Sole custody is sometimes the only solution for parents who are unable to communicate with each other, treat each other with respect or have completely different values and goals for their children. Parents who cannot overcome their own matrimonial acrimony and collectively decide that they are going to move forward and consult with one another on major impacting decisions should request sole custody. In situations where one parent is completely irresponsible or has caused the child psychological harm, sole custody may also be appropriate.

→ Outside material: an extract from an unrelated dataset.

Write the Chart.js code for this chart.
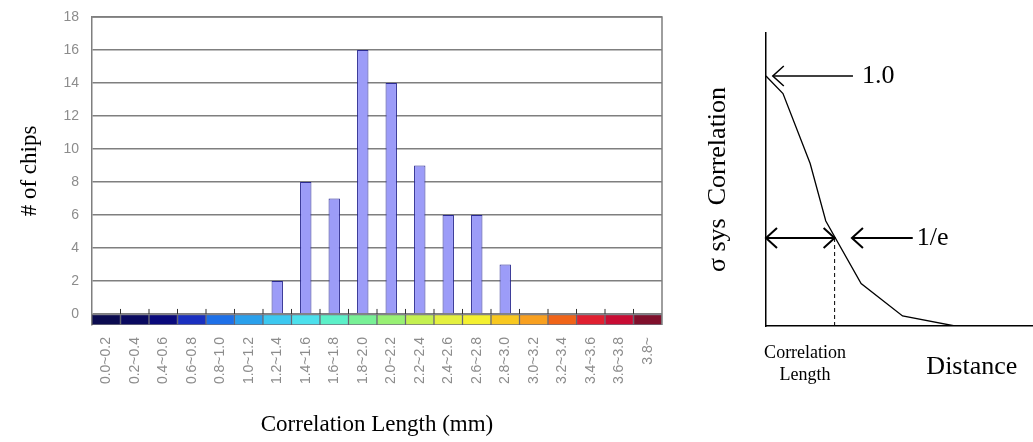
<!DOCTYPE html>
<html>
<head>
<meta charset="utf-8">
<script src="https://cdn.jsdelivr.net/npm/chart.js@4/dist/chart.umd.min.js"></script>
<style>
  html, body { margin: 0; padding: 0; background: #fff; }
  body { width: 1033px; height: 442px; position: relative; overflow: hidden; }
  #histBox { position: absolute; left: 0; top: 0; width: 680px; height: 442px; }
  #corrBox { position: absolute; left: 690px; top: 0; width: 343px; height: 442px; }
</style>
</head>
<body>
<div id="histBox"><canvas id="histChart" width="680" height="442"></canvas></div>
<div id="corrBox"><canvas id="corrChart" width="343" height="442"></canvas></div>
<script>
// histogram data
const lengthBins = ['0.0~0.2', '0.2~0.4', '0.4~0.6', '0.6~0.8', '0.8~1.0', '1.0~1.2', '1.2~1.4',
  '1.4~1.6', '1.6~1.8', '1.8~2.0', '2.0~2.2', '2.2~2.4', '2.4~2.6', '2.6~2.8', '2.8~3.0',
  '3.0~3.2', '3.2~3.4', '3.4~3.6', '3.6~3.8', '3.8~'];
const chipCounts = [0, 0, 0, 0, 0, 0, 2, 8, 7, 16, 14, 9, 6, 6, 3, 0, 0, 0, 0, 0];
const countTicks = [0, 2, 4, 6, 8, 10, 12, 14, 16, 18];
const bandColors = ['#0b0b50', '#0a0a60', '#0a0a7c', '#1a30c0', '#1e70e8', '#2aa0ec',
  '#3cc8f0', '#4ce0ec', '#5cf0c8', '#78f096', '#98f074', '#c4f050', '#e4f040', '#f4f030',
  '#f8c820', '#f8a020', '#f06418', '#e02030', '#c80c34', '#80102c'];
const bandFloor = -0.67;

// correlation sketch data
const distance = [0, 0.25, 0.65, 0.88, 1.40, 2.01, 2.78];
const correlation = [1.0, 0.93, 0.65, 0.42, 0.17, 0.04, 0];
const unityArrow = { y: 1.0, from: 1.28, to: 0.1, label: '1.0' };
const eArrow = { y: 0.352, from: 2.16, to: 1.265, label: '1/e' };
const corrLength = 1.01;

const serif = 'Liberation Serif';
const gridGray = '#7f7f7f';

// frame + little tick marks above the colour band
const histFrame = {
  id: 'histFrame',
  afterDatasetsDraw(chart) {
    const { ctx, chartArea: a, scales: { x, y } } = chart;
    ctx.save();
    ctx.strokeStyle = gridGray;
    ctx.lineWidth = 1.5;
    ctx.beginPath();
    ctx.moveTo(a.left, a.top);
    ctx.lineTo(a.right, a.top);
    ctx.lineTo(a.right, a.bottom);
    ctx.stroke();
    const y0 = y.getPixelForValue(0);
    ctx.strokeStyle = '#333';
    ctx.lineWidth = 1;
    ctx.beginPath();
    for (let i = 0; i < lengthBins.length - 1; i++) {
      const xb = (x.getPixelForValue(i) + x.getPixelForValue(i + 1)) / 2;
      ctx.moveTo(xb, y0);
      ctx.lineTo(xb, y0 - 5);
    }
    ctx.stroke();
    ctx.restore();
  }
};

new Chart(document.getElementById('histChart'), {
  type: 'bar',
  data: {
    labels: lengthBins,
    datasets: [
      {
        data: chipCounts,
        backgroundColor: '#9c9cf8',
        borderColor: '#2a2a90',
        borderWidth: 1,
        grouped: false,
        barPercentage: 0.4,
        categoryPercentage: 1,
        order: 1
      },
      {
        data: lengthBins.map(() => [bandFloor, 0]),
        backgroundColor: bandColors,
        borderColor: 'rgba(20,20,40,0.6)',
        borderWidth: 1,
        borderSkipped: false,
        grouped: false,
        barPercentage: 1,
        categoryPercentage: 1,
        order: 2
      }
    ]
  },
  options: {
    responsive: false,
    animation: false,
    layout: { padding: { top: 17, right: 18, left: 0, bottom: 0 } },
    plugins: { legend: { display: false }, tooltip: { enabled: false } },
    scales: {
      x: {
        afterFit: s => { s.height = 117; s.paddingLeft = 0; s.paddingRight = 0; },
        grid: { display: false },
        border: { display: false },
        ticks: {
          autoSkip: false, minRotation: 90, maxRotation: 90, padding: 4,
          color: '#8c8c8c', font: { family: 'Liberation Sans', size: 14 }
        },
        title: {
          display: true, text: 'Correlation Length (mm)', color: '#000',
          font: { family: serif, size: 23 }, padding: { top: 0, bottom: 3 }
        }
      },
      y: {
        min: bandFloor,
        max: 18,
        afterFit: s => { s.width = 92; s.paddingTop = 0; s.paddingBottom = 0; },
        afterBuildTicks: s => { s.ticks = countTicks.map(v => ({ value: v })); },
        grid: { color: gridGray, lineWidth: 1.5, drawTicks: false },
        border: { display: true, color: gridGray, width: 1.5 },
        ticks: { padding: 13, color: '#8c8c8c', font: { family: 'Liberation Sans', size: 14 } },
        title: {
          display: true, text: '# of chips', color: '#000',
          font: { family: serif, size: 23 }, padding: { top: 16, bottom: 0 }
        }
      }
    }
  },
  plugins: [histFrame]
});

// arrows and labels of the sketch
function chevron(ctx, xt, yt, dir) {
  ctx.beginPath();
  ctx.moveTo(xt + dir * 11, yt - 10);
  ctx.lineTo(xt, yt);
  ctx.lineTo(xt + dir * 11, yt + 10);
  ctx.stroke();
}

const corrNotes = {
  id: 'corrNotes',
  afterDatasetsDraw(chart) {
    const { ctx, scales: { x, y } } = chart;
    ctx.save();
    ctx.strokeStyle = '#000';
    ctx.fillStyle = '#000';

    // 1.0 arrow
    let yy = y.getPixelForValue(unityArrow.y);
    let x1 = x.getPixelForValue(unityArrow.from), x2 = x.getPixelForValue(unityArrow.to);
    ctx.lineWidth = 1.5;
    ctx.beginPath(); ctx.moveTo(x1, yy); ctx.lineTo(x2, yy); ctx.stroke();
    chevron(ctx, x2, yy, 1);
    ctx.font = '26px ' + serif;
    ctx.textBaseline = 'middle';
    ctx.textAlign = 'left';
    ctx.fillText(unityArrow.label, x1 + 9, yy);

    // 1/e arrow
    yy = y.getPixelForValue(eArrow.y);
    x1 = x.getPixelForValue(eArrow.from); x2 = x.getPixelForValue(eArrow.to);
    ctx.lineWidth = 2;
    ctx.beginPath(); ctx.moveTo(x1, yy); ctx.lineTo(x2, yy); ctx.stroke();
    chevron(ctx, x2, yy, 1);
    ctx.fillText(eArrow.label, x1 + 4, yy);

    // correlation length double arrow
    const xa = x.getPixelForValue(0), xc = x.getPixelForValue(corrLength);
    ctx.beginPath(); ctx.moveTo(xa, yy); ctx.lineTo(xc, yy); ctx.stroke();
    chevron(ctx, xa, yy, 1);
    chevron(ctx, xc, yy, -1);

    // dashed drop line
    ctx.lineWidth = 1;
    ctx.setLineDash([4, 3]);
    ctx.beginPath(); ctx.moveTo(xc, yy); ctx.lineTo(xc, y.getPixelForValue(0)); ctx.stroke();
    ctx.setLineDash([]);

    // labels under the axis
    const yb = y.getPixelForValue(0);
    ctx.textAlign = 'center';
    ctx.font = '18px ' + serif;
    const xl = x.getPixelForValue(corrLength * 0.57);
    ctx.fillText('Correlation', xl, yb + 27);
    ctx.fillText('Length', xl, yb + 49);
    ctx.font = '26px ' + serif;
    ctx.fillText('Distance', x.getPixelForValue(3.03), yb + 41);
    ctx.restore();
  }
};

new Chart(document.getElementById('corrChart'), {
  type: 'line',
  data: {
    datasets: [{
      data: distance.map((d, i) => ({ x: d, y: correlation[i] })),
      borderColor: '#000',
      borderWidth: 1.3,
      pointRadius: 0,
      tension: 0,
      fill: false
    }]
  },
  options: {
    responsive: false,
    animation: false,
    layout: { padding: { top: 33, right: 0, left: 0, bottom: 0 } },
    plugins: { legend: { display: false }, tooltip: { enabled: false } },
    scales: {
      x: {
        type: 'linear', min: 0, max: 3.93,
        afterFit: s => { s.height = 116; },
        grid: { display: false },
        border: { display: true, color: '#000', width: 1.5 },
        ticks: { display: false }
      },
      y: {
        min: 0, max: 1.172,
        afterFit: s => { s.width = 76; },
        grid: { display: false },
        border: { display: true, color: '#000', width: 1.5 },
        ticks: { display: false },
        title: {
          display: true, text: 'σ sys  Correlation', color: '#000',
          font: { family: serif, size: 26 }, padding: { top: 13, bottom: 0 }
        }
      }
    }
  },
  plugins: [corrNotes]
});
</script>
</body>
</html>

Sole custody does not extinguish the rights of regularly scheduled visitation by the non-custodial parent. In both joint and sole custody, the non-custodial parent is entitled to visitation, unless the court determines otherwise. Even where a parent has sole custody, the court may require that the custodial parent inform the non-custodial parent of decisions that have been made. The difference is that in this type of custody arrangement the sole custodial parent is empowered to make decisions without consultation with the non-custodial parent.
Parents in the midst of a divorce should assess whether they will be able to maintain a civil and respectful relationship with their soon to be former spouse and thus utilize their combined wisdom to make determinations in the best interests of the children. Parents who can accomplish this are helping their children overcome the stress of divorce and establishing the foundation for sound parental decision-making.